[AGL] Re: Arrowsmith
Michael Eisenstadt
michaele at hotpop.com
Mon Sep 26 12:52:59 EDT 2005
i was forwarded a number of remarks about UT classics
professors Arrowsmith and John Sullivan.
I had 2 classes with Arrowsmith, 1 with John Sullivan.
Sullivan's was on Latin lyric poets and I remember
his remarks on textual problems being acute and
grounded in Latin language competence. This is
rare among American classics professors, but
Sullivan was an Englishman and educated there.
In one of Arrowsmith's seminars we read Apuleius'
The Golden Ass. The other was on Euripides about
whom Arrowsmith had a new theory, namely
"modality." When pressed to define modality he
was never able to come up with anything that made
sense. The very pleasant seminar setting was in his
and Jean's house out on Red Bud Trail. After the
seminar he would serve cookies and sangria mixed
in a kitchen pot: nasty.
As for Arrowsmith's competence in Greek and Latin,
he seemed to know Greek fairly well. As for his
competence in Latin, a much more difficult language,
there is an amusing anecdote in a memorial to him
written by Saul Bellow. Bellow knew him at Princeton
where they became friends. In Rome once walking
about together a beggar accosted them, questioned
them as to their professions and learning that
Arrowsmith was a classics professor, spouted out a
reel of memorized Latin and challenged Arrowsmith
to identify the author. He undoubtedly pronounced
Latin in Catholic school style with "ch"s and soft "g"s.
Arrowsmith at a total loss told Bellow that it wasn't
real Latin, just mumbojumbo. I could never decide
whether Bellow realized that Arrowsmith was
bullshitting him or not.

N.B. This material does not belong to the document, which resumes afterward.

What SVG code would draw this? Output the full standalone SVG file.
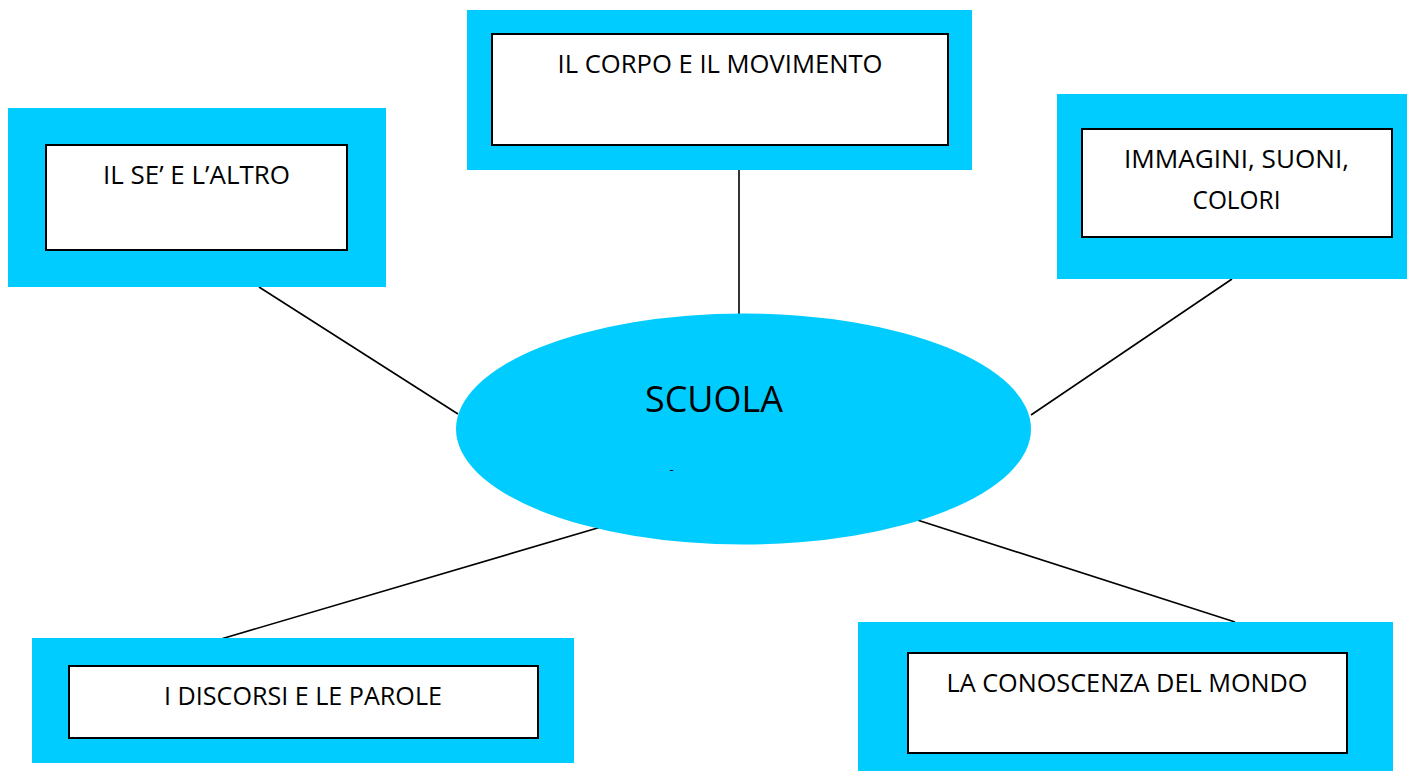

Probably not or why put the
story in a memorial to a friend? I gave a copy of the
piece to classics prof David Armstrong for his reaction.
His conclusion was the same: Arrowsmith didn't
have a clue. Hard position to be in. How to explain
to Bellow that American classicists don't really know
Latin and Greek like Englishmen and continentals?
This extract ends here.